Devotees, farmers feel they are feeding god Hanuman.

Update: 2018-02-19 21:16 GMT
A monkey feeds on tomato crop left by farmers.

KUMARAMBHEEM ASIFABAD: Tomatoes have become the favourite food of monkeys in the Kerameri and Mahaboob ghats and the Gandi Pochamma temple after Bheersaipet in Kadam mandal in the old Adilabad district. 

The simians can be seen sitting on the walls and trees around the temples devouring tomatoes that have been offered to them by devotees or dumped on the roadside by farmers.

With depleting forest cover in these areas and diminishing minor forest produce, the hungry monkeys wait on the roads hoping for passers-by to feed them; there have even been incidents of hungry monkeys attacking people to get food. 

The Greater Hyderabad Municipal Corporation releases the monkeys it catches in Hyderabad and its surroundings, in Kerameri and Mahaboob ghats.
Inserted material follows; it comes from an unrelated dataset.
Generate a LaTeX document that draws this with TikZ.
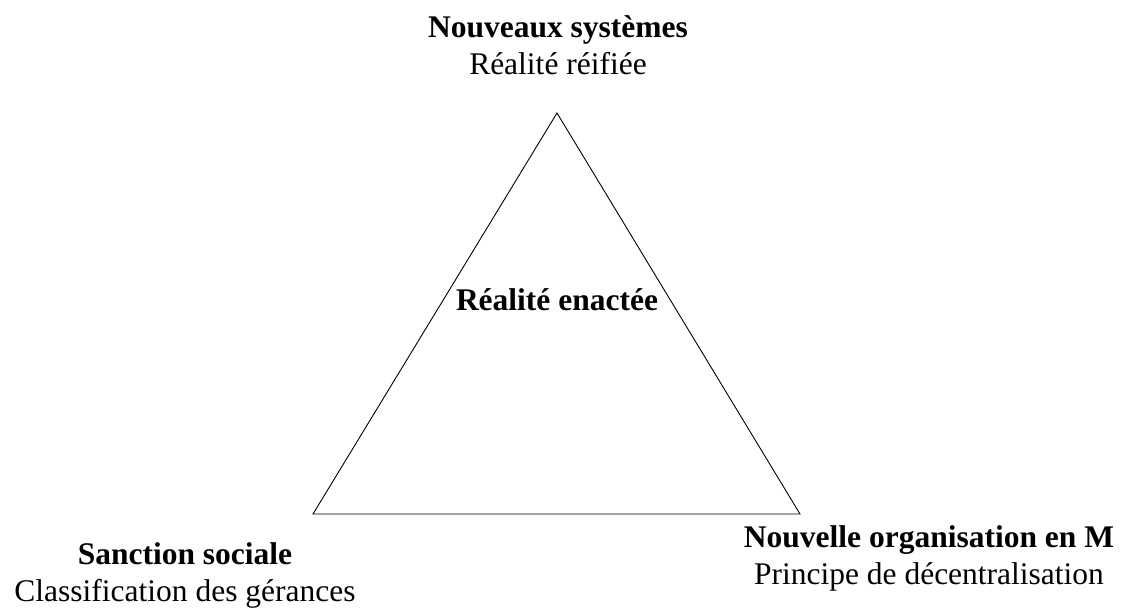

Apart from pilgrims who consider monkeys to be a form of Lord Hanuman and thus feed them, the monkeys benefit from the dumping of tomato crop by distressed farmers. 

The drastic fall in tomato prices in the last one month has made it unprofitable for farmers to transport the crop to the market and so they just leave it to rot in the fields or on the roads. 

As K. Ramkishan of Kerameri said, it’s a good thing that devotees think it is auspicious to feed monkeys, and the rotting tomato crop is also being put to some use.